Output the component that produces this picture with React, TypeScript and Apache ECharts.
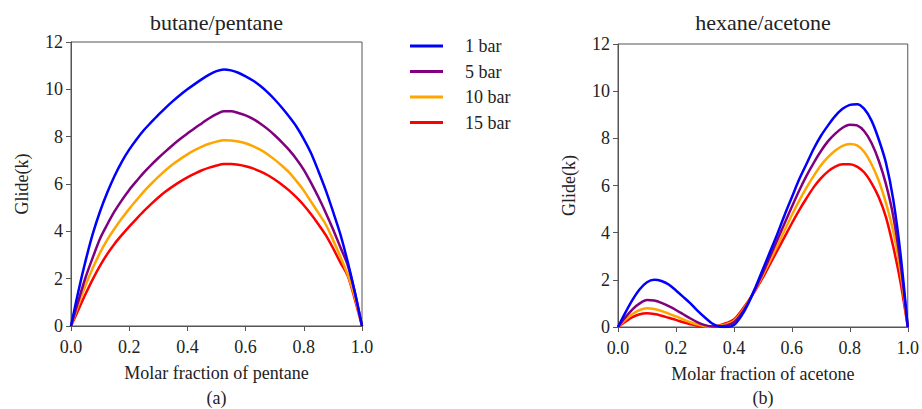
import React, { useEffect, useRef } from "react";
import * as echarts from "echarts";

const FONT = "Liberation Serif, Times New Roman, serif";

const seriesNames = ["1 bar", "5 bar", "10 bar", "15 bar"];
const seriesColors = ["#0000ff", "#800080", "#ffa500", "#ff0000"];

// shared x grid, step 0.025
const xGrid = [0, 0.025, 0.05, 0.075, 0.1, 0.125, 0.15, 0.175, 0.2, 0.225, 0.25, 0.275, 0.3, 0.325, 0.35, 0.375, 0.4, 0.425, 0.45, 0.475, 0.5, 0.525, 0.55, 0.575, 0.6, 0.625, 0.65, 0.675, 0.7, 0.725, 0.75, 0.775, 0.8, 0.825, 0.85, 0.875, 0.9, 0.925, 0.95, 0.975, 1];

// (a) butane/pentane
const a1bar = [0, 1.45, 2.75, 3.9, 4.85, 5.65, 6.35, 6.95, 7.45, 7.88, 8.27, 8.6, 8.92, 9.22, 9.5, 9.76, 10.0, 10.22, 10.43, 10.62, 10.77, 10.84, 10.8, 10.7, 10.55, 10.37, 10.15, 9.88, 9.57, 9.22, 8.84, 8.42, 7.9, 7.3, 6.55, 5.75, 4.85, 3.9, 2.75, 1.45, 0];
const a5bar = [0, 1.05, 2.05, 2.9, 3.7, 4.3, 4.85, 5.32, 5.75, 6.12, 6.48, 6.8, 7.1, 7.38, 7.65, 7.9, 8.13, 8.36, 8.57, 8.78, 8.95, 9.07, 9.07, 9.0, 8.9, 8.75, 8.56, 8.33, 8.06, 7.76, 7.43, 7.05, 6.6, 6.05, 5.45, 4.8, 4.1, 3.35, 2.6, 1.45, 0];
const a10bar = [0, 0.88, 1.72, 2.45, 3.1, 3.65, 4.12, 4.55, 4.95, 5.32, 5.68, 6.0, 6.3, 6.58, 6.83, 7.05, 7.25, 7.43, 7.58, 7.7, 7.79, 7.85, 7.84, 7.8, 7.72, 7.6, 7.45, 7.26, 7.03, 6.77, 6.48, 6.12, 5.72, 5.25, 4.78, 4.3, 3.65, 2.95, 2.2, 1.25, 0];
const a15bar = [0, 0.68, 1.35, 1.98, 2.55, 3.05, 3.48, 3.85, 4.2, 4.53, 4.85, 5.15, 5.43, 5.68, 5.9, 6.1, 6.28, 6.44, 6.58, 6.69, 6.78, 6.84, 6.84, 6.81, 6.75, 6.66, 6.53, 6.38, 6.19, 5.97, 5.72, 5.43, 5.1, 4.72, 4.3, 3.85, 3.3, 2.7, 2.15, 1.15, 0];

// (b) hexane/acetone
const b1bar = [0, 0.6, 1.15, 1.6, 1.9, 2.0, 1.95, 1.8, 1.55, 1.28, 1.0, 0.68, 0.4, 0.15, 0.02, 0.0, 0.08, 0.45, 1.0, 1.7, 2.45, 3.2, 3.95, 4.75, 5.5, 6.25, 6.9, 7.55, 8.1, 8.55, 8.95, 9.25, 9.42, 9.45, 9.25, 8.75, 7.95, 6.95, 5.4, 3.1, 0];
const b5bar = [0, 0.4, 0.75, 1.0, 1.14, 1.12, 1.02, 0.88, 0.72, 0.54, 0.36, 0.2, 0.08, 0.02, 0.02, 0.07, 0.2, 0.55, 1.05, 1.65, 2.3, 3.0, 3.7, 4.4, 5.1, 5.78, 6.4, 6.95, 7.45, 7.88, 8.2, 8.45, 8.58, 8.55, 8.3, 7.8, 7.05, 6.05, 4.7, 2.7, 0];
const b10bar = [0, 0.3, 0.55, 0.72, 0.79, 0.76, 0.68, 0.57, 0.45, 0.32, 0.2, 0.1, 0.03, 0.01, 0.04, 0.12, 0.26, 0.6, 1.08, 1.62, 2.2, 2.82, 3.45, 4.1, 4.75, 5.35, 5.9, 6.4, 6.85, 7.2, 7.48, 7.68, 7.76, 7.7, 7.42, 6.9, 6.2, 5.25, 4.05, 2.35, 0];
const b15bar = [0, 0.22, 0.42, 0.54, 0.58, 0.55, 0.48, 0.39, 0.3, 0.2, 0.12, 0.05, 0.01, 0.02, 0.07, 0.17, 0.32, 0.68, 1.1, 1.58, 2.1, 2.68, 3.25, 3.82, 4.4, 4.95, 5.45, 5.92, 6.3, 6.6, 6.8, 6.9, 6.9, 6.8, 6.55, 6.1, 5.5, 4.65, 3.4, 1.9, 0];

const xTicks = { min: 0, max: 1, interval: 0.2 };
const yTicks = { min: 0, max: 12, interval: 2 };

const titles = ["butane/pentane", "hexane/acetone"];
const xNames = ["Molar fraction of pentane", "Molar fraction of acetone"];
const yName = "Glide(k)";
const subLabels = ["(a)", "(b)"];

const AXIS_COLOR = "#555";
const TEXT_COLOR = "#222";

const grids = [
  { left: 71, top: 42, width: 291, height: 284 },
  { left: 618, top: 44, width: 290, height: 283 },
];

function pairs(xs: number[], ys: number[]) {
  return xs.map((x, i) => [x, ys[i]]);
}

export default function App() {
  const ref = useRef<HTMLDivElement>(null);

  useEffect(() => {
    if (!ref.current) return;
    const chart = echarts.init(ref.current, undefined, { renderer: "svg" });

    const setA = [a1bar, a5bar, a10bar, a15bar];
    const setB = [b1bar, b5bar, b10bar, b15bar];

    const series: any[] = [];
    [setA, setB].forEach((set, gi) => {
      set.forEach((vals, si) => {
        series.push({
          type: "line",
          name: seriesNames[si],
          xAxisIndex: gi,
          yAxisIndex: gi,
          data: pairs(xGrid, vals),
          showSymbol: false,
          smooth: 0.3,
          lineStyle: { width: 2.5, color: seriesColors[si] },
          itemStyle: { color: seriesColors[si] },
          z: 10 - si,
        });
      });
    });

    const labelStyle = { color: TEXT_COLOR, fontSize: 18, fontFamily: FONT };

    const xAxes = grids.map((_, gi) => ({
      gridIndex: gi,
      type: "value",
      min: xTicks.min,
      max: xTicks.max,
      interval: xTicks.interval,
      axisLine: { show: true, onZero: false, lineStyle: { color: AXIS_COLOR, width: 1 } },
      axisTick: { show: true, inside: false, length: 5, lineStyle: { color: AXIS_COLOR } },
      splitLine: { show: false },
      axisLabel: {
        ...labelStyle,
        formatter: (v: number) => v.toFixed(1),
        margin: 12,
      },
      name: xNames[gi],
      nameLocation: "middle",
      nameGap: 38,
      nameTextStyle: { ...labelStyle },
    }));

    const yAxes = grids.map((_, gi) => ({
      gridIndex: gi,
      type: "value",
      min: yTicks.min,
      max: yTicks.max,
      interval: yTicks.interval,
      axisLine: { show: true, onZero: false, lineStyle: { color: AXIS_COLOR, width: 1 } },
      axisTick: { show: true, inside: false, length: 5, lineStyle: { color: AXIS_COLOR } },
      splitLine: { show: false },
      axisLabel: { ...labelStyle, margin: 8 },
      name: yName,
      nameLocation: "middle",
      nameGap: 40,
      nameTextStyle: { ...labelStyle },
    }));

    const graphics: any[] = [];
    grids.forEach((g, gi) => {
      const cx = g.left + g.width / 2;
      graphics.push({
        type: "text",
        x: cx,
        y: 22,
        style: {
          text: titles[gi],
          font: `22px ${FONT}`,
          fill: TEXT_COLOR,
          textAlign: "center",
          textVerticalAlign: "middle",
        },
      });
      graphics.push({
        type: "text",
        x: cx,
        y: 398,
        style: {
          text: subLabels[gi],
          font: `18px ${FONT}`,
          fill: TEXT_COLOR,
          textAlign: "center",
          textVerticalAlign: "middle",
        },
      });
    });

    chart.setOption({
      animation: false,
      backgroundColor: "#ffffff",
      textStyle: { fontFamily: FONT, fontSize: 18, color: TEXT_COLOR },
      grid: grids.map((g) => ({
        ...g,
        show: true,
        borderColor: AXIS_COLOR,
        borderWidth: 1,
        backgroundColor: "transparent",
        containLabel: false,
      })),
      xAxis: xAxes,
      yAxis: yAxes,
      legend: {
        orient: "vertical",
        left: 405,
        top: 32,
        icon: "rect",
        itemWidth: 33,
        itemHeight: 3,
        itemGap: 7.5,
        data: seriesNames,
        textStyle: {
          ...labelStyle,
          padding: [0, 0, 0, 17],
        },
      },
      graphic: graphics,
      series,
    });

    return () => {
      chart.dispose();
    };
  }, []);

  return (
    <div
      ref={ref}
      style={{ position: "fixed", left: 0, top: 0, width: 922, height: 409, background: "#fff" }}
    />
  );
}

************

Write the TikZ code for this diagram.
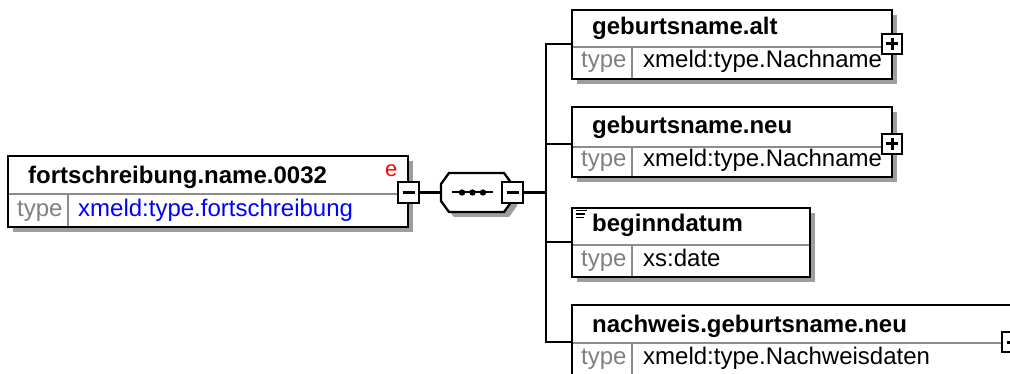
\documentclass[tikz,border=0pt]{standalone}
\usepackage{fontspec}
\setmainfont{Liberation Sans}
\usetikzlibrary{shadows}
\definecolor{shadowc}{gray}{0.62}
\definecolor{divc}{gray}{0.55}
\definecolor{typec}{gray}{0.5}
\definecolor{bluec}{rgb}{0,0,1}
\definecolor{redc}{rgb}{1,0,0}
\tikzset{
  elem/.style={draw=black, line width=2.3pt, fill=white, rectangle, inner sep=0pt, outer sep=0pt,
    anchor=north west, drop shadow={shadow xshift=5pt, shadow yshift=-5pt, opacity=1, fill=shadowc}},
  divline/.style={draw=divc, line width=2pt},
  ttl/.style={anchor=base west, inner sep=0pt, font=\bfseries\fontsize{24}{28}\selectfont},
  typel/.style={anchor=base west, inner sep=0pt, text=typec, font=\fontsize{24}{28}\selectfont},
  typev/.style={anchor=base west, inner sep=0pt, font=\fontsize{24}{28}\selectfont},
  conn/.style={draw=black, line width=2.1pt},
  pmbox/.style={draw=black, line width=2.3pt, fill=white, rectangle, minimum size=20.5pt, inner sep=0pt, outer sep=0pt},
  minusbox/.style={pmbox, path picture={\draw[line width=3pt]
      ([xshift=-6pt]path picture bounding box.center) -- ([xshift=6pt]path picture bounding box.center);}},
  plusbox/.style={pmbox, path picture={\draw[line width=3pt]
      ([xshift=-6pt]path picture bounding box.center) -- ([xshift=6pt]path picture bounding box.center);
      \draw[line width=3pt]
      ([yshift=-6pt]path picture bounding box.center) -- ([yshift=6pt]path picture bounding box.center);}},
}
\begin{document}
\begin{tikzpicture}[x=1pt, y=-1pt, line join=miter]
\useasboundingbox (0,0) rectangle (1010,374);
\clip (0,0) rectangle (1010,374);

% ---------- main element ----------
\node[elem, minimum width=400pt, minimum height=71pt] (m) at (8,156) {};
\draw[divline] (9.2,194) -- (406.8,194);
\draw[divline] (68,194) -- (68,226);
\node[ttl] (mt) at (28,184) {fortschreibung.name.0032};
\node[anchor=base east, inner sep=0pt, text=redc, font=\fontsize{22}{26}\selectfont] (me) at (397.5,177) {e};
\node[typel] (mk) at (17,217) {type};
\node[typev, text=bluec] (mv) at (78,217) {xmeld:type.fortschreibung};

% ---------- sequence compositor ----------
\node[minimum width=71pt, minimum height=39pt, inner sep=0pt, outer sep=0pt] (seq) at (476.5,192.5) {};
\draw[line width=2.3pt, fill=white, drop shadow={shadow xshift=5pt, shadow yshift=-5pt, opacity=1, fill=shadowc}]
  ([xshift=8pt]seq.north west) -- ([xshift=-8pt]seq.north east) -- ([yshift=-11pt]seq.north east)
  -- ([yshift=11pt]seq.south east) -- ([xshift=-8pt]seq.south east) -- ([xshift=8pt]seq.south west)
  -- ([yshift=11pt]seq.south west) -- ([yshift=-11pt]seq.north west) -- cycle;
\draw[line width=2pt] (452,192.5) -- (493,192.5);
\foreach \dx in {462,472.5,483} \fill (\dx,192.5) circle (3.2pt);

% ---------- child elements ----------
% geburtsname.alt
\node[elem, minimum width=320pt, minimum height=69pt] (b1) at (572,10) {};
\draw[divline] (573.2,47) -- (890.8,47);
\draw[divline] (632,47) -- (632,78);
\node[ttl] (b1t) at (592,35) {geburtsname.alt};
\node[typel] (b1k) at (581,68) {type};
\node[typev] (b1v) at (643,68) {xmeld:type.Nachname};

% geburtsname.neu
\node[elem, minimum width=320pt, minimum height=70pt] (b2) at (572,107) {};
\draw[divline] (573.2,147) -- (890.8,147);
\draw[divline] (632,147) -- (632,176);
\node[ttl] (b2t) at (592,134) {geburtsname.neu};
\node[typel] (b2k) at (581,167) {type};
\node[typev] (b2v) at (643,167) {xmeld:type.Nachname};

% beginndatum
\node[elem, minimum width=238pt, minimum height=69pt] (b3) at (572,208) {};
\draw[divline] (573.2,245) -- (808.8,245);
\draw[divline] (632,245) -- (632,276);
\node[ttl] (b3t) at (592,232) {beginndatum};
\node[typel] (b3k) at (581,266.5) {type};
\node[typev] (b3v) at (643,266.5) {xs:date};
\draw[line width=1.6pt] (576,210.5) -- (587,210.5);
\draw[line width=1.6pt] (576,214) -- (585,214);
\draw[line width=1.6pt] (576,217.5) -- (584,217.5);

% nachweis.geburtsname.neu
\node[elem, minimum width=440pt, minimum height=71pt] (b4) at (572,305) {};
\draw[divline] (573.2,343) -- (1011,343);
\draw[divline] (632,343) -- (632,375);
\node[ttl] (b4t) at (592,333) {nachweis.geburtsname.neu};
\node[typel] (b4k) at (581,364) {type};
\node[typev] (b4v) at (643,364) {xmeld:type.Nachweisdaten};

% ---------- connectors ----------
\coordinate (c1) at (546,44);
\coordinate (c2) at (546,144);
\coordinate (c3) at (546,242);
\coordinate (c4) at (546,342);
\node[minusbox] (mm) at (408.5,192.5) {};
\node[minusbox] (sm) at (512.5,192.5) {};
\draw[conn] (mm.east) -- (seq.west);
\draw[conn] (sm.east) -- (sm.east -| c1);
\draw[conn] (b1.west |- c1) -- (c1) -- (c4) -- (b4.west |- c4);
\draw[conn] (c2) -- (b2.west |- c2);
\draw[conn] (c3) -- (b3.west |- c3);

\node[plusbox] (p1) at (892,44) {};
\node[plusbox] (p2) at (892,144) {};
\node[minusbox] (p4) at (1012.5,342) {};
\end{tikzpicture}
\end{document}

************

Working from the entries above, reproduce exactly and only the lines beginning with the line that has "Output the component" and ending with the line that has "2.15, 1.15, 0];"; omit all pictures.

Output the component that produces this picture with React, TypeScript and Apache ECharts.
import React, { useEffect, useRef } from "react";
import * as echarts from "echarts";

const FONT = "Liberation Serif, Times New Roman, serif";

const seriesNames = ["1 bar", "5 bar", "10 bar", "15 bar"];
const seriesColors = ["#0000ff", "#800080", "#ffa500", "#ff0000"];

// shared x grid, step 0.025
const xGrid = [0, 0.025, 0.05, 0.075, 0.1, 0.125, 0.15, 0.175, 0.2, 0.225, 0.25, 0.275, 0.3, 0.325, 0.35, 0.375, 0.4, 0.425, 0.45, 0.475, 0.5, 0.525, 0.55, 0.575, 0.6, 0.625, 0.65, 0.675, 0.7, 0.725, 0.75, 0.775, 0.8, 0.825, 0.85, 0.875, 0.9, 0.925, 0.95, 0.975, 1];

// (a) butane/pentane
const a1bar = [0, 1.45, 2.75, 3.9, 4.85, 5.65, 6.35, 6.95, 7.45, 7.88, 8.27, 8.6, 8.92, 9.22, 9.5, 9.76, 10.0, 10.22, 10.43, 10.62, 10.77, 10.84, 10.8, 10.7, 10.55, 10.37, 10.15, 9.88, 9.57, 9.22, 8.84, 8.42, 7.9, 7.3, 6.55, 5.75, 4.85, 3.9, 2.75, 1.45, 0];
const a5bar = [0, 1.05, 2.05, 2.9, 3.7, 4.3, 4.85, 5.32, 5.75, 6.12, 6.48, 6.8, 7.1, 7.38, 7.65, 7.9, 8.13, 8.36, 8.57, 8.78, 8.95, 9.07, 9.07, 9.0, 8.9, 8.75, 8.56, 8.33, 8.06, 7.76, 7.43, 7.05, 6.6, 6.05, 5.45, 4.8, 4.1, 3.35, 2.6, 1.45, 0];
const a10bar = [0, 0.88, 1.72, 2.45, 3.1, 3.65, 4.12, 4.55, 4.95, 5.32, 5.68, 6.0, 6.3, 6.58, 6.83, 7.05, 7.25, 7.43, 7.58, 7.7, 7.79, 7.85, 7.84, 7.8, 7.72, 7.6, 7.45, 7.26, 7.03, 6.77, 6.48, 6.12, 5.72, 5.25, 4.78, 4.3, 3.65, 2.95, 2.2, 1.25, 0];
const a15bar = [0, 0.68, 1.35, 1.98, 2.55, 3.05, 3.48, 3.85, 4.2, 4.53, 4.85, 5.15, 5.43, 5.68, 5.9, 6.1, 6.28, 6.44, 6.58, 6.69, 6.78, 6.84, 6.84, 6.81, 6.75, 6.66, 6.53, 6.38, 6.19, 5.97, 5.72, 5.43, 5.1, 4.72, 4.3, 3.85, 3.3, 2.7, 2.15, 1.15, 0];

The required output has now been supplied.